Terganjal Keamanan data dan Ketidakpastian Regulasi
Meski punya banyak potensi, ada masalah terkait komputasi awan di Indonesia, terutama perkara regulasi dan keamanan data.
Revisi Peraturan Pemerintah nomor 82 tahun 2012 tentang Penyelenggaraan Sistem Transaksi Elektronik mendapatkan kritik tajam dari berbagai pihak. Asosiasi Cloud Computing Indonesia (ACCI) dalam siaran persnya menyebut besar kemungkinan implikasi yang merugikan masyarakat sipil dalam baleid yang diteken 16 Oktober 2019 ini.
Implikasi itu lahir akibat diperbolehkannya penyelenggara sistem elektronik menyimpan data di luar wilayah Indonesia. Padahal, Presiden Joko Widodo pada 16 Agustus 2019 telah lebih dulu memberi arahan tidak ada unsur kompromi dalam regulasi keamanan data.
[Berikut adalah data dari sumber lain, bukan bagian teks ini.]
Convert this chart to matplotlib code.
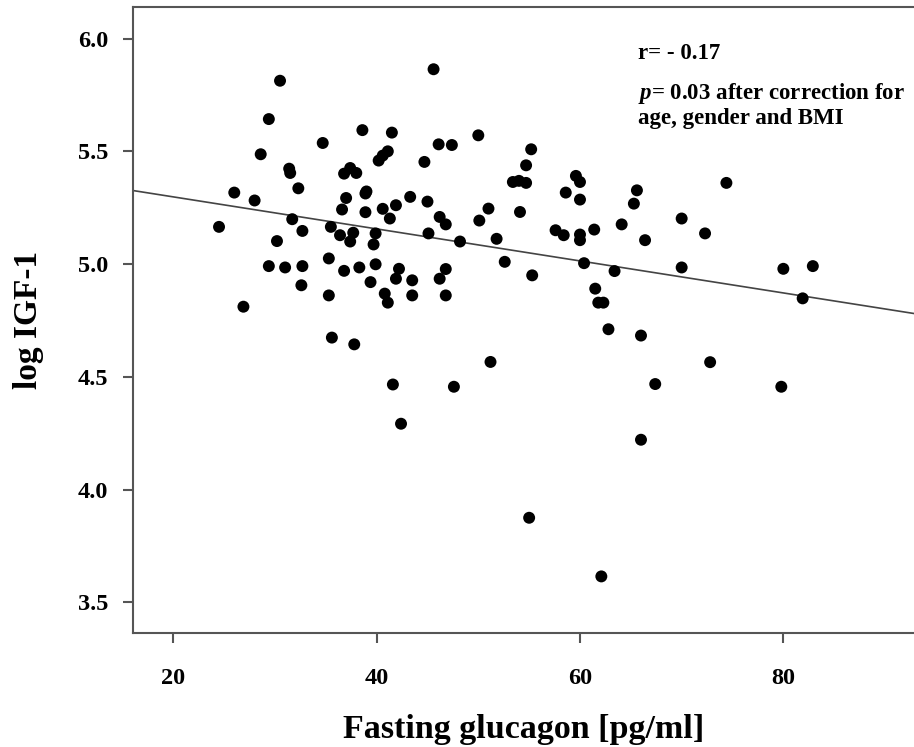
import matplotlib
matplotlib.use("Agg")
import matplotlib.pyplot as plt
import numpy as np

glucagon = [24.5, 26.0, 28.0, 28.6, 29.4, 30.5, 30.2, 29.4, 31.0, 31.4, 31.5, 31.7, 32.3, 32.7,
            32.7, 32.6, 34.7, 35.5, 35.3, 35.3, 36.4, 36.8, 37.0, 36.6, 36.8, 37.4, 38.0, 37.7,
            37.4, 38.3, 38.6, 38.9, 39.0, 38.9, 39.9, 39.7, 39.9, 39.4, 40.2, 40.6, 41.1, 41.5,
            40.6, 41.3, 41.9, 42.2, 41.9, 40.8, 43.5, 43.5, 43.3, 44.7, 45.0, 45.1, 45.6, 46.1,
            47.4, 46.2, 46.8, 46.8, 46.2, 46.8, 48.2, 50.0, 50.1, 51.0, 51.8, 52.6, 53.4, 54.0,
            54.7, 54.1, 55.2, 54.7, 55.3,
            58.6, 59.6, 60.0, 60.0, 57.6, 58.4, 60.0, 60.0, 61.4, 60.4, 61.5, 63.4, 64.1, 65.3,
            65.6, 66.4, 70.0, 70.0, 72.3, 74.4, 80.0, 82.9, 81.9,
            61.8, 62.3, 62.8, 66.0, 72.8, 67.4, 79.8, 66.0, 55.0, 62.1,
            41.1, 26.9, 35.6, 37.8, 51.2, 41.6, 47.6, 42.4]
log_igf1 = [5.165, 5.317, 5.282, 5.487, 5.643, 5.813, 5.102, 4.991, 4.985, 5.423, 5.404, 5.199,
            5.336, 5.147, 4.991, 4.906, 5.537, 5.165, 5.025, 4.861, 5.128, 5.401, 5.293, 5.242,
            4.970, 5.426, 5.404, 5.139, 5.100, 4.985, 5.594, 5.313, 5.322, 5.230, 5.136, 5.087,
            4.999, 4.920, 5.459, 5.481, 5.500, 5.583, 5.245, 5.202, 5.261, 4.979, 4.935, 4.869,
            4.928, 4.861, 5.298, 5.453, 5.277, 5.136, 5.864, 5.531, 5.528, 5.209, 5.176, 4.978,
            4.935, 4.861, 5.100, 5.571, 5.193, 5.246, 5.112, 5.010, 5.364, 5.369, 5.360, 5.231,
            5.509, 5.438, 4.950,
            5.317, 5.391, 5.364, 5.286, 5.150, 5.128, 5.131, 5.106, 5.153, 5.004, 4.891, 4.969,
            5.176, 5.268, 5.327, 5.106, 5.202, 4.985, 5.136, 5.360, 4.979, 4.991, 4.848,
            4.829, 4.829, 4.711, 4.683, 4.565, 4.468, 4.456, 4.221, 3.875, 3.615,
            4.829, 4.811, 4.674, 4.644, 4.566, 4.466, 4.456, 4.292]

fit_intercept = 5.440
fit_slope = -0.0071

x_ticks = [20, 40, 60, 80]
y_ticks = [3.5, 4.0, 4.5, 5.0, 5.5, 6.0]

plt.rcParams['font.family'] = ['Liberation Serif', 'DejaVu Serif']
plt.rcParams['font.weight'] = 'bold'
plt.rcParams['mathtext.fontset'] = 'custom'
plt.rcParams['mathtext.it'] = 'Liberation Serif:italic:bold'
plt.rcParams['mathtext.rm'] = 'Liberation Serif:bold'

fig = plt.figure(figsize=(9.14, 7.47), dpi=100)
ax = fig.add_axes([133/914, 114/747, 1 - 133/914, (633-7)/747])

xlim = (16.04, 92.85)
ylim = (3.364, 6.140)
ax.set_xlim(*xlim)
ax.set_ylim(*ylim)

ax.scatter(glucagon, log_igf1, s=74, color='black', edgecolors='none', zorder=3)
xl = np.array(xlim)
ax.plot(xl, fit_intercept + fit_slope * xl, color='#444444', linewidth=1.2, zorder=2)

ax.set_xticks(x_ticks)
ax.set_xticklabels([str(t) for t in x_ticks])
ax.set_yticks(y_ticks)
ax.set_yticklabels([f"{t:.1f}" for t in y_ticks])

for sp in ['left', 'bottom', 'top']:
    ax.spines[sp].set_color('#555555')
    ax.spines[sp].set_linewidth(1.5)
ax.spines['right'].set_visible(False)

ax.tick_params(axis='both', direction='out', length=7, width=1.5, color='#555555',
               labelsize=17.5)
ax.tick_params(axis='x', pad=18)
ax.tick_params(axis='y', pad=11)
for lab in ax.get_xticklabels() + ax.get_yticklabels():
    lab.set_fontweight('bold')

ax.set_xlabel('Fasting glucagon [pg/ml]', fontsize=24.5, fontweight='bold', labelpad=18)
ax.set_ylabel('log IGF-1', fontsize=24, fontweight='bold', labelpad=24)

fig.text(638/914, 1 - 59/747, 'r= - 0.17', fontsize=16.5, fontweight='bold',
         ha='left', va='baseline')
fig.text(638/914, 1 - 99/747, r'$p$= 0.03 after correction for', fontsize=16.5,
         fontweight='bold', ha='left', va='baseline')
fig.text(638/914, 1 - 124/747, 'age, gender and BMI', fontsize=16.5, fontweight='bold',
         ha='left', va='baseline')

fig.savefig('out.png', dpi=100)
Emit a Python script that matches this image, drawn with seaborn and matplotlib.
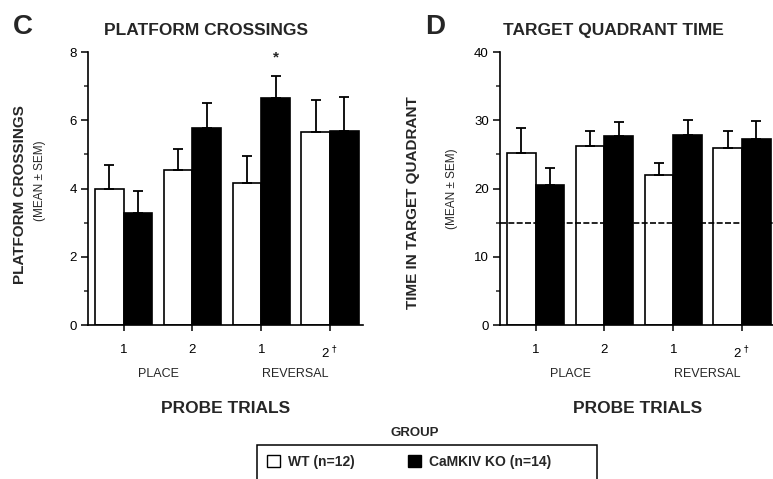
"""Water maze probe trials: platform crossings and target quadrant time."""

import matplotlib

matplotlib.use("Agg")

import matplotlib.pyplot as plt
import pandas as pd
import seaborn as sns
from matplotlib.patches import Rectangle
from matplotlib.ticker import MultipleLocator

PROBES = ["Place 1", "Place 2", "Reversal 1", "Reversal 2"]
TICK_LABELS = ["1", "2", "1", "2$^{\\,\\dagger}$"]
PHASES = ["PLACE", "REVERSAL"]
GROUPS = ["WT (n=12)", "CaMKIV KO (n=14)"]
COLORS = ["white", "black"]

# platform crossings (mean, sem)
CROSS_WT = [4.0, 4.55, 4.17, 5.65]
CROSS_WT_SEM = [0.70, 0.60, 0.79, 0.94]
CROSS_KO = [3.28, 5.78, 6.66, 5.70]
CROSS_KO_SEM = [0.64, 0.74, 0.65, 0.97]
CROSS_KO_SIG = [False, False, True, False]

# time in target quadrant (mean, sem)
QUAD_WT = [25.2, 26.2, 22.0, 25.9]
QUAD_WT_SEM = [3.7, 2.2, 1.8, 2.5]
QUAD_KO = [20.5, 27.7, 27.9, 27.2]
QUAD_KO_SEM = [2.5, 2.1, 2.2, 2.7]
CHANCE = 15.0

sns.set_theme(style="ticks")
plt.rcParams["font.family"] = ["Liberation Sans", "DejaVu Sans"]
plt.rcParams["axes.linewidth"] = 1.2


def draw_panel(ax, wt, wt_sem, ko, ko_sem, ymax, major, ylabel, ylabel_x, ylabel_y,
               sub_y, sig=None):
    frame = pd.DataFrame(
        {
            "probe": PROBES * 2,
            "group": [GROUPS[0]] * 4 + [GROUPS[1]] * 4,
            "value": wt + ko,
            "sem": wt_sem + ko_sem,
        }
    )
    sns.barplot(
        data=frame, x="probe", y="value", hue="group", hue_order=GROUPS,
        palette=COLORS, saturation=1, edgecolor="black", linewidth=1.2,
        width=0.83, gap=0, errorbar=None, ax=ax,
    )
    for container, group in zip(ax.containers, GROUPS):
        sem = frame.loc[frame["group"] == group, "sem"].to_numpy()
        xs = [b.get_x() + b.get_width() / 2 for b in container]
        ys = [b.get_height() for b in container]
        ax.errorbar(xs, ys, yerr=[[0] * len(sem), sem], fmt="none", ecolor="black",
                    elinewidth=1.3, capsize=3.6, capthick=1.3, zorder=1)
        if sig is not None and group == GROUPS[1]:
            for x, y, s, flag in zip(xs, ys, sem, sig):
                if flag:
                    ax.annotate("*", xy=(x, y + s), xytext=(0, 13),
                                textcoords="offset points", ha="center",
                                va="center", fontsize=11, fontweight="bold")

    ax.set_ylim(0, ymax)
    ax.set_xlim(-0.52, 3.48)
    ax.yaxis.set_major_locator(MultipleLocator(major))
    ax.yaxis.set_minor_locator(MultipleLocator(major / 2))
    ax.set_xticks(range(len(PROBES)))
    ax.set_xticklabels(TICK_LABELS)
    ax.tick_params(axis="y", which="major", length=5, width=1.1, pad=3,
                   labelsize=9.5, colors="black")
    ax.tick_params(axis="y", which="minor", length=3, width=1.1)
    ax.tick_params(axis="x", length=4, width=1.1, pad=10, labelsize=9.5,
                   colors="black")
    sns.despine(ax=ax)
    for spine in ax.spines.values():
        spine.set_color("black")

    trans = ax.get_xaxis_transform()
    for i, phase in enumerate(PHASES):
        ax.text(2 * i + 0.5, -0.18, phase, transform=trans, ha="center",
                va="center", fontsize=9)

    ax.set_xlabel("PROBE TRIALS", fontsize=12.5, fontweight="bold")
    ax.xaxis.set_label_coords(0.5, -0.28)
    ax.set_ylabel(ylabel, fontsize=11, fontweight="bold")
    ax.yaxis.set_label_coords(ylabel_x, ylabel_y)
    ax.text(-0.175, sub_y, "(MEAN \u00b1 SEM)", transform=ax.transAxes,
            rotation=90, ha="center", va="center", fontsize=8.5)


fig = plt.figure(figsize=(7.73, 4.79), dpi=100)
ax_c = fig.add_axes([0.1138, 0.3215, 0.3558, 0.5699])
ax_d = fig.add_axes([0.6468, 0.3215, 0.3558, 0.5699])

draw_panel(ax_c, CROSS_WT, CROSS_WT_SEM, CROSS_KO, CROSS_KO_SEM, 8, 2,
           "PLATFORM CROSSINGS", -0.222, 0.476, 0.527, sig=CROSS_KO_SIG)
draw_panel(ax_d, QUAD_WT, QUAD_WT_SEM, QUAD_KO, QUAD_KO_SEM, 40, 10,
           "TIME IN TARGET QUADRANT", -0.291, 0.45, 0.498)
ax_d.axhline(CHANCE, color="black", linewidth=1.2, dashes=(3.6, 1.4), zorder=5)

handles, labels = ax_c.get_legend_handles_labels()
for ax in (ax_c, ax_d):
    if ax.get_legend() is not None:
        ax.get_legend().remove()
for h in handles:
    h.set_edgecolor("black")
    h.set_linewidth(1.0)

fig.legend(
    handles, labels, loc="upper left", bbox_to_anchor=(0.3325, 0.071),
    ncol=2, frameon=False, borderaxespad=0, borderpad=0.7,
    handlelength=0.95, handleheight=0.95, handletextpad=0.6, columnspacing=3.8,
    prop={"size": 10, "weight": "bold"},
)
# legend box runs off the bottom edge of the figure
fig.patches.append(
    Rectangle((0.3325, -0.05), 0.44, 0.121, transform=fig.transFigure,
              fill=False, edgecolor="black", linewidth=1.1)
)

fig.text(0.2665, 0.937, "PLATFORM CROSSINGS", ha="center", va="center",
         fontsize=12.5, fontweight="bold")
fig.text(0.793, 0.937, "TARGET QUADRANT TIME", ha="center", va="center",
         fontsize=12.5, fontweight="bold")
fig.text(0.030, 0.944, "C", ha="center", va="center", fontsize=20, fontweight="bold")
fig.text(0.563, 0.944, "D", ha="center", va="center", fontsize=20, fontweight="bold")
fig.text(0.537, 0.096, "GROUP", ha="center", va="center", fontsize=9.5,
         fontweight="bold")

fig.savefig("out.png", dpi=100)
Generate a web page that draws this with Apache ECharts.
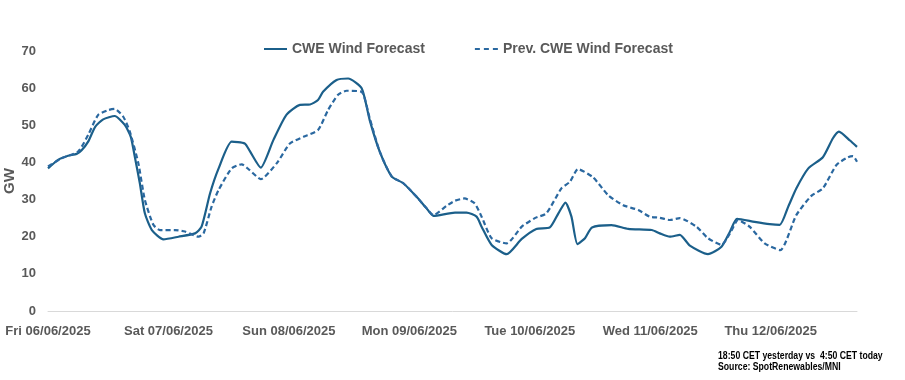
<!DOCTYPE html>
<html>
<head>
<meta charset="utf-8">
<script src="https://cdn.jsdelivr.net/npm/echarts@6/dist/echarts.min.js"></script>
<style>
html,body{margin:0;padding:0;background:#fff;}
#chart{width:905px;height:380px;}
</style>
</head>
<body>
<div id="chart"></div>
<script>
var dayLabels = ['Fri 06/06/2025','Sat 07/06/2025','Sun 08/06/2025','Mon 09/06/2025','Tue 10/06/2025','Wed 11/06/2025','Thu 12/06/2025'];
var yTicks = [0,10,20,30,40,50,60,70];

var curHours = [0,2,4,5.7,6.7,8,9.4,11,13.3,15.3,16.5,17.3,18.3,19.3,20.7,23,26,29.3,30.6,32.3,34,36.6,39.2,40.2,42.4,44.9,47.5,50.2,52.2,53.8,54.8,57.5,59.8,62.5,64.1,66.1,68.5,70.8,73.4,75.4,76.8,81.1,83.4,85.4,86.4,88.4,91.4,94.4,97.3,100,101.7,103.1,104.3,105.5,107,108.4,112.3,115.6,120.3,121.9,123.9,125.9,127.9,131.5,134.2,135.9,137.3,140.8,143.8,145.8,147.5,149.1,151.5,154.4,156.4,157.6,159.8,161.2];
var curValues = [38.4,40.7,41.8,42.3,43.3,45.6,49.6,51.6,52.5,50.1,46.9,41.5,34.4,26.3,21.8,19.3,20.0,20.9,22.7,31.7,38.4,45.6,45.1,43.1,38.6,46.0,52.8,55.5,55.6,56.8,59.0,62.2,62.6,60.0,51.4,42.9,36.2,34.4,30.8,27.7,25.6,26.5,26.5,25.4,22.7,17.8,15.3,19.4,22.1,22.5,26.3,29.2,25.4,18.0,19.6,22.5,23.1,22.1,21.8,20.9,20.0,20.5,17.6,15.3,17.3,21.4,24.8,24.0,23.4,23.2,28.1,33.0,38.4,41.4,46.5,48.3,45.9,44.2];

var prevHours = [0,2.7,6,8,10,12,13.3,15,16.3,18,19.3,21,22.3,25.3,27.3,30,31,32.6,34,36.6,38.6,40.2,42.4,45.6,48.2,50.9,53.8,55.8,57.8,59.5,62.5,64.1,66.1,68.5,70.8,73.4,75.4,76.8,79.4,81.1,83,85,86.4,88.4,91.4,94.4,97,99.3,102.3,104,105.6,108.6,111.6,114.6,117.6,119.9,121.9,123.9,125.9,129.2,131.5,134.2,135.9,137.5,139.8,142.8,145.9,149.1,152.1,154.4,157.1,159.4,160.4,161.2];
var prevValues = [38.9,41.1,42.9,47.4,52.8,54.1,54.4,52.3,48.3,39.8,29.9,23.2,21.8,21.8,21.4,20.0,20.9,28.1,32.6,38.4,39.5,37.9,35.5,39.8,45.1,46.9,48.7,54.1,58.2,59.3,59.0,51.9,42.9,36.2,34.4,30.8,27.7,25.8,28.3,29.7,30.3,29.0,25.4,19.6,18.2,22.7,25.0,26.3,33.0,34.8,38.2,36.0,31.2,28.5,27.2,25.4,25.1,24.5,25.0,22.7,19.6,17.8,20.9,24.5,22.7,18.2,16.4,25.8,31.0,33.0,39.3,41.4,41.7,40.2];

var seriesNames = ['CWE Wind Forecast','Prev. CWE Wind Forecast'];
var footnote = ['18:50 CET yesterday vs  4:50 CET today','Source: SpotRenewables/MNI'];

function pairs(xs, ys){ return xs.map(function(x,i){ return [x, ys[i]]; }); }

var chart = echarts.init(document.getElementById('chart'), null, {renderer:'canvas'});
var grey = '#595959';
var noteFont = 'bold 11px "Liberation Sans", Arial, sans-serif';
chart.setOption({
  animation:false,
  backgroundColor:'#ffffff',
  textStyle:{fontFamily:'Liberation Sans, Arial, sans-serif'},
  grid:{left:48, right:48, top:51, bottom:69, containLabel:false, outerBoundsMode:'none'},
  legend:{
    left:259, top:37, itemWidth:23, itemHeight:10, itemGap:50,
    textStyle:{color:grey, fontSize:14, fontWeight:'bold'},
    data:[
      {name:seriesNames[0], icon:'path://M0,4 L23,4 L23,6 L0,6 Z'},
      {name:seriesNames[1], icon:'path://M0,4h5v2h-5z M9,4h5v2h-5z M18,4h5v2h-5z'}
    ]
  },
  xAxis:{
    type:'value', min:0, max:161.2, interval:24,
    axisLine:{show:true, lineStyle:{color:'#d9d9d9', width:1}},
    axisTick:{show:false},
    splitLine:{show:false},
    axisLabel:{
      margin:14, color:grey, fontSize:13, fontWeight:'bold',
      showMaxLabel:false,
      formatter:function(v){ var i = Math.round(v/24); return (Math.abs(v - i*24) < 0.01 && dayLabels[i]) ? dayLabels[i] : ''; }
    }
  },
  yAxis:{
    type:'value', min:yTicks[0], max:yTicks[yTicks.length-1], interval:10,
    name:'GW', nameLocation:'middle', nameGap:31, nameRotate:90, nameMoveOverlap:false,
    nameTextStyle:{color:grey, fontSize:15, fontWeight:'bold'},
    axisLine:{show:false}, axisTick:{show:false}, splitLine:{show:false},
    axisLabel:{margin:12, color:grey, fontSize:13, fontWeight:'bold'}
  },
  series:[
    {name:seriesNames[0], type:'line', data:pairs(curHours,curValues), showSymbol:false, smooth:0.2,
     lineStyle:{color:'#1b5f8a', width:2.2}, itemStyle:{color:'#1b5f8a'}},
    {name:seriesNames[1], type:'line', data:pairs(prevHours,prevValues), showSymbol:false, smooth:0.2,
     lineStyle:{color:'#2a68a0', width:2.2, type:[5,3]}, itemStyle:{color:'#2a68a0'}}
  ],
  graphic:[
    {type:'text', x:718, y:350, scaleX:0.79, style:{text:footnote[0], fill:'#000', font:noteFont}},
    {type:'text', x:718, y:361.5, scaleX:0.79, style:{text:footnote[1], fill:'#000', font:noteFont}}
  ]
});
</script>
</body>
</html>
“Kami berharap Presiden Jokowi dalam kabinet barunya bisa mempunyai pembantu yang bisa menerjemahkan keinginan Presiden dengan lebih baik, bukan malah membuat aturan yang bertolak belakang dengan kemauan Presiden," kata Alex Budiyanto, Ketua Umum ACCI.
Lemahnya regulasi terkait data di Indonesia membuat pengguna layanan komputasi awan mengambil langkah lebih dulu untuk mengamankan datanya. Hal itu disampaikan Program Manager Kelas Muda Demokrasi Digital (Kemudi), Resa Temaputra yang menganggap Indonesia masih punya pekerjaan besar dalam membenahi masalah keamanan data.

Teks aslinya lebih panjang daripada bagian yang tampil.